Set problem
Retype each record below word for word. Leave the pictures out.
»»
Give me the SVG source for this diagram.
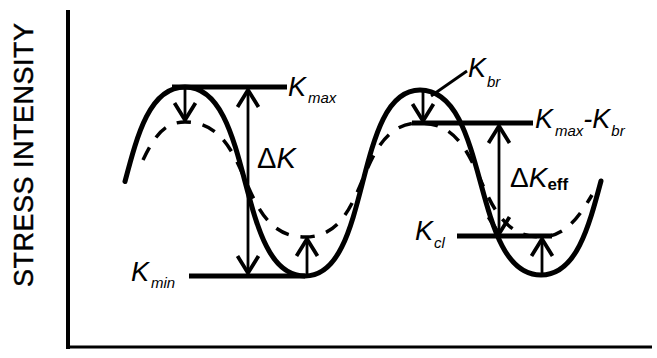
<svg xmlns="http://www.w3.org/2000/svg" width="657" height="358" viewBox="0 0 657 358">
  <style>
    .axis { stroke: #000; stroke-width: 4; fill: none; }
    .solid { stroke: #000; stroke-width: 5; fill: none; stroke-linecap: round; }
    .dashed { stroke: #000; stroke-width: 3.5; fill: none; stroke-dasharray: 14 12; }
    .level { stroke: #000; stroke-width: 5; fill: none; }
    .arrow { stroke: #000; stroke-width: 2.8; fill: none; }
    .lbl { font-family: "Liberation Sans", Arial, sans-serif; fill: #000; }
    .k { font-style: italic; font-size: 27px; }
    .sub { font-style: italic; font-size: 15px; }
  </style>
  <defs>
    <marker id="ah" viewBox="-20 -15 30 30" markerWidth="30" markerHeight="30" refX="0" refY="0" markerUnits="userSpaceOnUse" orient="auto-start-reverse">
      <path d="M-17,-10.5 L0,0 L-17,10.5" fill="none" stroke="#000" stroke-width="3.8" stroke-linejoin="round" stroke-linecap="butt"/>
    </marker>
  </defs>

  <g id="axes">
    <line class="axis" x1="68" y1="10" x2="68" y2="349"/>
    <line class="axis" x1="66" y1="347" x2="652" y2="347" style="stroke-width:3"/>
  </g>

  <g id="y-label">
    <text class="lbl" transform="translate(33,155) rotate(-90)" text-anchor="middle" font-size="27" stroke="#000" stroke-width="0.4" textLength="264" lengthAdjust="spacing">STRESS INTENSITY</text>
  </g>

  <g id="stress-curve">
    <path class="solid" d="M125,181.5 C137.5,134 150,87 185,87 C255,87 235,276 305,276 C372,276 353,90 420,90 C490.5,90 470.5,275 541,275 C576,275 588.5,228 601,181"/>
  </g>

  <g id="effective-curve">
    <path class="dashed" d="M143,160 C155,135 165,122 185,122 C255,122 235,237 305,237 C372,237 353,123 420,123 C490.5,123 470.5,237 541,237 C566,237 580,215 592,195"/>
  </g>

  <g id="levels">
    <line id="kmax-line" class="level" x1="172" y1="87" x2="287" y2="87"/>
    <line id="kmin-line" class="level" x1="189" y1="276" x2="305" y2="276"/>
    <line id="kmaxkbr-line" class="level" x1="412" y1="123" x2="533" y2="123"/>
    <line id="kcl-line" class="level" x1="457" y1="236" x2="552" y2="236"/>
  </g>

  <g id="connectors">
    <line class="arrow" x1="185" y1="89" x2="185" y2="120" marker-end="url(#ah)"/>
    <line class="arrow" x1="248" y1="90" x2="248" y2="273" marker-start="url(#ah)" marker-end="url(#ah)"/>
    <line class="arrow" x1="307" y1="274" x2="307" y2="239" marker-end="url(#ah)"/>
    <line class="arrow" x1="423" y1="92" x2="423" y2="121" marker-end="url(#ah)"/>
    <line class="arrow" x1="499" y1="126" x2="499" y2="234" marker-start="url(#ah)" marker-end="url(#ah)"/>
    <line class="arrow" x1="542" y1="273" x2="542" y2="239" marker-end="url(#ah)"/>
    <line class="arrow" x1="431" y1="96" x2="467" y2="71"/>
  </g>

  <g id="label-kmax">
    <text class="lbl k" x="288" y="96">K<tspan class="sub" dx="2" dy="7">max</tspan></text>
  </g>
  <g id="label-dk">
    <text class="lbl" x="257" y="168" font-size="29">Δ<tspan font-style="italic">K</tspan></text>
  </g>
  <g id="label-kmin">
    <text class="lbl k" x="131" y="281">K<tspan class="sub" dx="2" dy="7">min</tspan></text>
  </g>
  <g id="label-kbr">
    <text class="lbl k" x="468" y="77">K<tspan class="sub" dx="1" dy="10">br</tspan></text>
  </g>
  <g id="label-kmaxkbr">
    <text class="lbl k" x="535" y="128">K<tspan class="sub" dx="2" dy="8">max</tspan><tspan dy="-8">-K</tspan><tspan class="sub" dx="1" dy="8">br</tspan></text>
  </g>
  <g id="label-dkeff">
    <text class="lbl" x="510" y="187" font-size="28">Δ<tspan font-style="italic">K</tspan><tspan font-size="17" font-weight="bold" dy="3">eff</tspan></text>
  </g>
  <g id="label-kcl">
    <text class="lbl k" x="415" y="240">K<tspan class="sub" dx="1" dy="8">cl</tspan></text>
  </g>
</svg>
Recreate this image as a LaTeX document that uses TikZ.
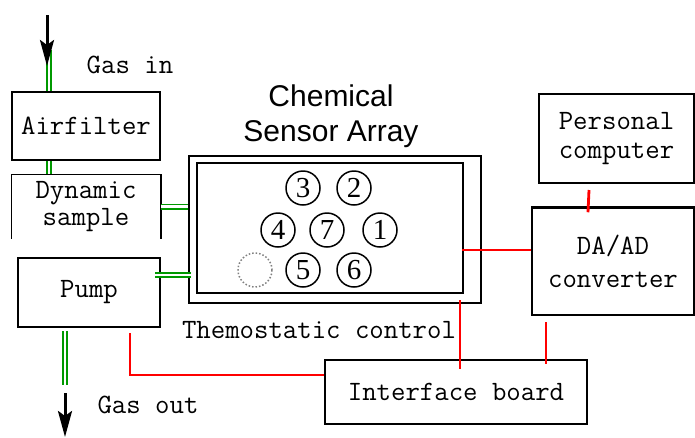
««
Exercise output
Give me the SVG source for this diagram.
<svg xmlns="http://www.w3.org/2000/svg" width="657" height="358" viewBox="0 0 657 358">
  <style>
    .axis { stroke: #000; stroke-width: 4; fill: none; }
    .solid { stroke: #000; stroke-width: 5; fill: none; stroke-linecap: round; }
    .dashed { stroke: #000; stroke-width: 3.5; fill: none; stroke-dasharray: 14 12; }
    .level { stroke: #000; stroke-width: 5; fill: none; }
    .arrow { stroke: #000; stroke-width: 2.8; fill: none; }
    .lbl { font-family: "Liberation Sans", Arial, sans-serif; fill: #000; }
    .k { font-style: italic; font-size: 27px; }
    .sub { font-style: italic; font-size: 15px; }
  </style>
  <defs>
    <marker id="ah" viewBox="-20 -15 30 30" markerWidth="30" markerHeight="30" refX="0" refY="0" markerUnits="userSpaceOnUse" orient="auto-start-reverse">
      <path d="M-17,-10.5 L0,0 L-17,10.5" fill="none" stroke="#000" stroke-width="3.8" stroke-linejoin="round" stroke-linecap="butt"/>
    </marker>
  </defs>

  <g id="axes">
    <line class="axis" x1="68" y1="10" x2="68" y2="349"/>
    <line class="axis" x1="66" y1="347" x2="652" y2="347" style="stroke-width:3"/>
  </g>

  <g id="y-label">
    <text class="lbl" transform="translate(33,155) rotate(-90)" text-anchor="middle" font-size="27" stroke="#000" stroke-width="0.4" textLength="264" lengthAdjust="spacing">STRESS INTENSITY</text>
  </g>

  <g id="stress-curve">
    <path class="solid" d="M125,181.5 C137.5,134 150,87 185,87 C255,87 235,276 305,276 C372,276 353,90 420,90 C490.5,90 470.5,275 541,275 C576,275 588.5,228 601,181"/>
  </g>

  <g id="effective-curve">
    <path class="dashed" d="M143,160 C155,135 165,122 185,122 C255,122 235,237 305,237 C372,237 353,123 420,123 C490.5,123 470.5,237 541,237 C566,237 580,215 592,195"/>
  </g>

  <g id="levels">
    <line id="kmax-line" class="level" x1="172" y1="87" x2="287" y2="87"/>
    <line id="kmin-line" class="level" x1="189" y1="276" x2="305" y2="276"/>
    <line id="kmaxkbr-line" class="level" x1="412" y1="123" x2="533" y2="123"/>
    <line id="kcl-line" class="level" x1="457" y1="236" x2="552" y2="236"/>
  </g>

  <g id="connectors">
    <line class="arrow" x1="185" y1="89" x2="185" y2="120" marker-end="url(#ah)"/>
    <line class="arrow" x1="248" y1="90" x2="248" y2="273" marker-start="url(#ah)" marker-end="url(#ah)"/>
    <line class="arrow" x1="307" y1="274" x2="307" y2="239" marker-end="url(#ah)"/>
    <line class="arrow" x1="423" y1="92" x2="423" y2="121" marker-end="url(#ah)"/>
    <line class="arrow" x1="499" y1="126" x2="499" y2="234" marker-start="url(#ah)" marker-end="url(#ah)"/>
    <line class="arrow" x1="542" y1="273" x2="542" y2="239" marker-end="url(#ah)"/>
    <line class="arrow" x1="431" y1="96" x2="467" y2="71"/>
  </g>

  <g id="label-kmax">
    <text class="lbl k" x="288" y="96">K<tspan class="sub" dx="2" dy="7">max</tspan></text>
  </g>
  <g id="label-dk">
    <text class="lbl" x="257" y="168" font-size="29">Δ<tspan font-style="italic">K</tspan></text>
  </g>
  <g id="label-kmin">
    <text class="lbl k" x="131" y="281">K<tspan class="sub" dx="2" dy="7">min</tspan></text>
  </g>
  <g id="label-kbr">
    <text class="lbl k" x="468" y="77">K<tspan class="sub" dx="1" dy="10">br</tspan></text>
  </g>
  <g id="label-kmaxkbr">
    <text class="lbl k" x="535" y="128">K<tspan class="sub" dx="2" dy="8">max</tspan><tspan dy="-8">-K</tspan><tspan class="sub" dx="1" dy="8">br</tspan></text>
  </g>
  <g id="label-dkeff">
    <text class="lbl" x="510" y="187" font-size="28">Δ<tspan font-style="italic">K</tspan><tspan font-size="17" font-weight="bold" dy="3">eff</tspan></text>
  </g>
  <g id="label-kcl">
    <text class="lbl k" x="415" y="240">K<tspan class="sub" dx="1" dy="8">cl</tspan></text>
  </g>
</svg>
Recreate this image as a LaTeX document that uses TikZ.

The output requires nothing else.